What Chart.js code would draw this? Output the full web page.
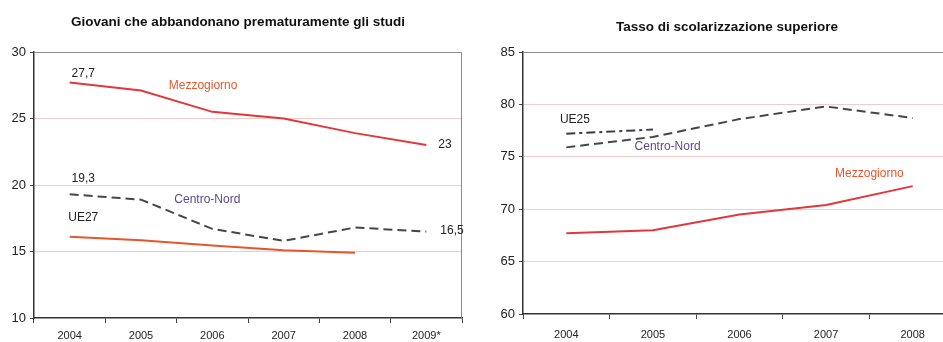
<!DOCTYPE html>
<html>
<head>
<meta charset="utf-8">
<script src="https://cdn.jsdelivr.net/npm/chart.js@4.4.0/dist/chart.umd.min.js"></script>
<style>
  html, body { margin: 0; padding: 0; background: #fff; overflow: hidden; width: 943px; height: 342px; }
  #left { position: absolute; left: 0; top: 0; }
  #right { position: absolute; left: 470px; top: 0; }
</style>
</head>
<body>
<canvas id="left" width="470" height="342"></canvas>
<canvas id="right" width="490" height="342"></canvas>
<script>
// left chart: giovani che abbandonano
const leftYears = ['2004', '2005', '2006', '2007', '2008', '2009*'];
const leftMezzogiorno = [27.7, 27.1, 25.5, 25.0, 23.9, 23.0];
const leftCentroNord = [19.3, 18.9, 16.7, 15.8, 16.8, 16.5];
const leftUE27 = [16.1, 15.85, 15.45, 15.1, 14.9, null];

// right chart: tasso di scolarizzazione
const rightYears = ['2004', '2005', '2006', '2007', '2008'];
const rightMezzogiorno = [67.7, 68.0, 69.5, 70.4, 72.2];
const rightCentroNord = [75.9, 76.9, 78.6, 79.8, 78.7];
const rightUE25 = [77.2, 77.6, null, null, null];

const FONT = '"Liberation Sans", Arial, sans-serif';
const RED = '#e0383c';
const ORANGE = '#e8552a';
const DARK = '#464646';
const PURPLE = '#5b4b8a';

// title, frame and in-chart labels
function notesPlugin(title, titleX, titleY, notes) {
  return {
    id: 'notes',
    afterDatasetsDraw(chart) {
      const { ctx, chartArea: a, scales: { x, y } } = chart;
      ctx.save();
      ctx.strokeStyle = '#8a8a8a';
      ctx.lineWidth = 1;
      ctx.beginPath();
      ctx.moveTo(a.left, a.top + 0.5);
      ctx.lineTo(a.right - 0.5, a.top + 0.5);
      ctx.lineTo(a.right - 0.5, a.bottom);
      ctx.stroke();

      ctx.textAlign = 'center';
      ctx.textBaseline = 'middle';
      ctx.fillStyle = '#111';
      ctx.font = 'bold 13.5px ' + FONT;
      ctx.fillText(title, titleX, titleY);

      ctx.font = '12px ' + FONT;
      notes.forEach(n => {
        ctx.fillStyle = n.color;
        ctx.fillText(n.text, x.getPixelForValue(n.at), y.getPixelForValue(n.value));
      });
      ctx.restore();
    }
  };
}

function line(data, color, dash) {
  return {
    data: data,
    borderColor: color,
    borderWidth: 2,
    borderDash: dash || [],
    pointRadius: 0,
    tension: 0,
    fill: false,
    spanGaps: false
  };
}

function scales(min, max, yWidth, xHeight, xPad) {
  return {
    x: {
      offset: true,
      grid: { offset: true, drawOnChartArea: false, tickLength: 5, tickColor: '#444' },
      border: { color: '#333', width: 1.5 },
      ticks: { color: '#222', font: { family: FONT, size: 11 }, padding: xPad, maxRotation: 0, autoSkip: false },
      afterFit: s => { s.height = xHeight; }
    },
    y: {
      min: min,
      max: max,
      ticks: { stepSize: 5, color: '#222', font: { family: FONT, size: 13 }, padding: 4 },
      grid: {
        color: c => (c.tick.value === min || c.tick.value === max) ? 'rgba(0,0,0,0)' : 'rgba(226,140,140,0.45)',
        tickColor: '#444',
        tickLength: 4
      },
      border: { color: '#333', width: 1.5 },
      afterFit: s => { s.width = yWidth; }
    }
  };
}

new Chart('left', {
  type: 'line',
  data: {
    labels: leftYears,
    datasets: [
      line(leftMezzogiorno, RED),
      line(leftCentroNord, DARK, [9, 5]),
      line(leftUE27, ORANGE)
    ]
  },
  options: {
    responsive: false,
    animation: false,
    layout: { padding: { left: 0, right: 8, top: 52, bottom: 0 } },
    plugins: { legend: { display: false }, tooltip: { enabled: false } },
    scales: scales(10, 30, 34, 24, 6)
  },
  plugins: [notesPlugin('Giovani che abbandonano prematuramente gli studi', 238, 22, [
    { text: '27,7', at: 0.19, value: 28.35, color: '#222' },
    { text: 'Mezzogiorno', at: 1.87, value: 27.5, color: ORANGE },
    { text: '23', at: 5.26, value: 23.0, color: '#222' },
    { text: '19,3', at: 0.19, value: 20.5, color: '#222' },
    { text: 'Centro-Nord', at: 1.93, value: 18.87, color: PURPLE },
    { text: 'UE27', at: 0.19, value: 17.54, color: '#222' },
    { text: '16,5', at: 5.36, value: 16.6, color: '#222' }
  ])]
});

new Chart('right', {
  type: 'line',
  data: {
    labels: rightYears,
    datasets: [
      line(rightMezzogiorno, RED),
      line(rightCentroNord, DARK, [9, 5]),
      line(rightUE25, '#3a3a48', [9, 4, 3, 4])
    ]
  },
  options: {
    responsive: false,
    animation: false,
    layout: { padding: { left: 0, right: 4, top: 52, bottom: 0 } },
    plugins: { legend: { display: false }, tooltip: { enabled: false } },
    scales: scales(60, 85, 53, 28, 9)
  },
  plugins: [notesPlugin('Tasso di scolarizzazione superiore', 257, 27, [
    { text: 'UE25', at: 0.1, value: 78.57, color: '#222' },
    { text: 'Centro-Nord', at: 1.17, value: 76.0, color: PURPLE },
    { text: 'Mezzogiorno', at: 3.5, value: 73.4, color: ORANGE }
  ])]
});
</script>
</body>
</html>
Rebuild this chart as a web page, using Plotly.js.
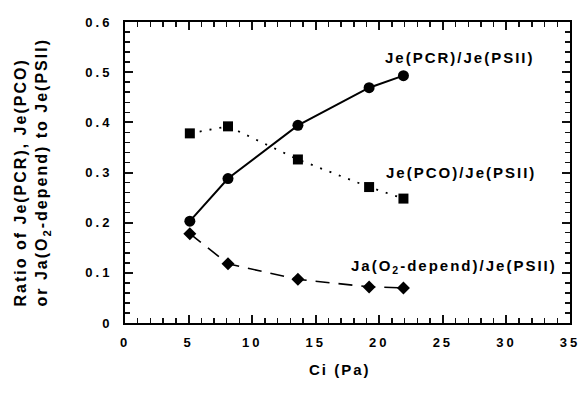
<!DOCTYPE html>
<html>
<head>
<meta charset="utf-8">
<script src="https://cdn.plot.ly/plotly-3.0.1.min.js"></script>
<style>
html,body{margin:0;padding:0;background:#fff;}
#chart{width:580px;height:393px;}
.main-svg text{font-weight:bold !important;}
.annotation-text{letter-spacing:2px;}
.xtick text,.ytick text{letter-spacing:3px;}
</style>
</head>
<body>
<div id="chart"></div>
<script>
// Data
const ci = [5.1, 8.1, 13.6, 19.2, 21.9];
const pcrRatio = [0.203, 0.288, 0.394, 0.469, 0.493];
const pcoRatio = [0.378, 0.392, 0.326, 0.271, 0.248];
const o2Ratio  = [0.178, 0.118, 0.087, 0.072, 0.070];
const seriesLabels = ["Je(PCR)/Je(PSII)", "Je(PCO)/Je(PSII)", "Ja(O<sub>2</sub>-depend)/Je(PSII)"];
const xTitle = "Ci (Pa)";
const yTitle = "Ratio of Je(PCR), Je(PCO)<br>or Ja(O<sub>2</sub>-depend) to Je(PSII)";

const F = "Liberation Sans";
const traces = [
  {x: ci, y: pcrRatio, mode: "lines+markers", line: {color: "#000", width: 2, dash: "solid"},
   marker: {symbol: "circle", size: 11, color: "#000"}},
  {x: ci, y: pcoRatio, mode: "lines+markers", line: {color: "#000", width: 1.8, dash: "2px,8px"},
   marker: {symbol: "square", size: 10, color: "#000"}},
  {x: ci, y: o2Ratio, mode: "lines+markers", line: {color: "#000", width: 1.6, dash: "14px,9px"},
   marker: {symbol: "diamond", size: 10, color: "#000"}}
];

const tickCol = "#111111";
const tfont = {family: F, size: 13, color: "#000", weight: "bold"};
const minorX = {dtick: 1, ticks: "inside", ticklen: 5, tickcolor: tickCol, tickwidth: 1.5};
const minorY = {dtick: 0.02, ticks: "inside", ticklen: 5, tickcolor: tickCol, tickwidth: 1.5};
const afont = {family: F, size: 15, color: "#000", weight: "bold"};

const layout = {
  width: 580, height: 393,
  margin: {l: 125, r: 10, t: 22, b: 70},
  paper_bgcolor: "#fff", plot_bgcolor: "rgba(0,0,0,0)",
  showlegend: false,
  font: {family: F, color: "#000"},
  xaxis: {
    range: [0, 35], dtick: 5, tick0: 0, tickmode: "linear", ticklabelstandoff: 6,
    ticklabeloverflow: "allow",
    showline: true, linecolor: "black", linewidth: 2, mirror: "allticks",
    ticks: "inside", ticklen: 8, tickwidth: 2, tickcolor: tickCol,
    showgrid: false, zeroline: false, tickfont: tfont, minor: minorX
  },
  yaxis: {
    range: [0, 0.6], dtick: 0.1, tick0: 0, tickmode: "linear", ticklabelstandoff: 8,
    ticklabeloverflow: "allow",
    showline: true, linecolor: "black", linewidth: 2, mirror: "allticks",
    ticks: "inside", ticklen: 8, tickwidth: 2, tickcolor: tickCol,
    showgrid: false, zeroline: false, tickfont: tfont, minor: minorY
  },
  annotations: [
    {xref: "x", yref: "y", x: 26.35, y: 0.53, text: seriesLabels[0], showarrow: false, font: afont},
    {xref: "x", yref: "y", x: 26.4, y: 0.30, text: seriesLabels[1], showarrow: false, font: afont},
    {xref: "x", yref: "y", x: 25.85, y: 0.112, text: seriesLabels[2], showarrow: false, font: afont},
    {xref: "paper", yref: "paper", x: 0.483, y: -0.156, xanchor: "center", yanchor: "middle",
     text: xTitle, showarrow: false, font: {family: F, size: 15, color: "#000", weight: "bold"}},
    {xref: "paper", yref: "paper", x: -0.209, y: 0.5, xanchor: "center", yanchor: "middle",
     text: yTitle, showarrow: false, textangle: -90, align: "left",
     font: {family: F, size: 16, color: "#000", weight: "bold"}}
  ]
};

Plotly.newPlot("chart", traces, layout, {displayModeBar: false, staticPlot: true});
</script>
</body>
</html>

= = = = =

▸ **CHALLENGE**: Give the count of lines that hold the word "page", with nothing added.

▸ **TASK RESULT**: 2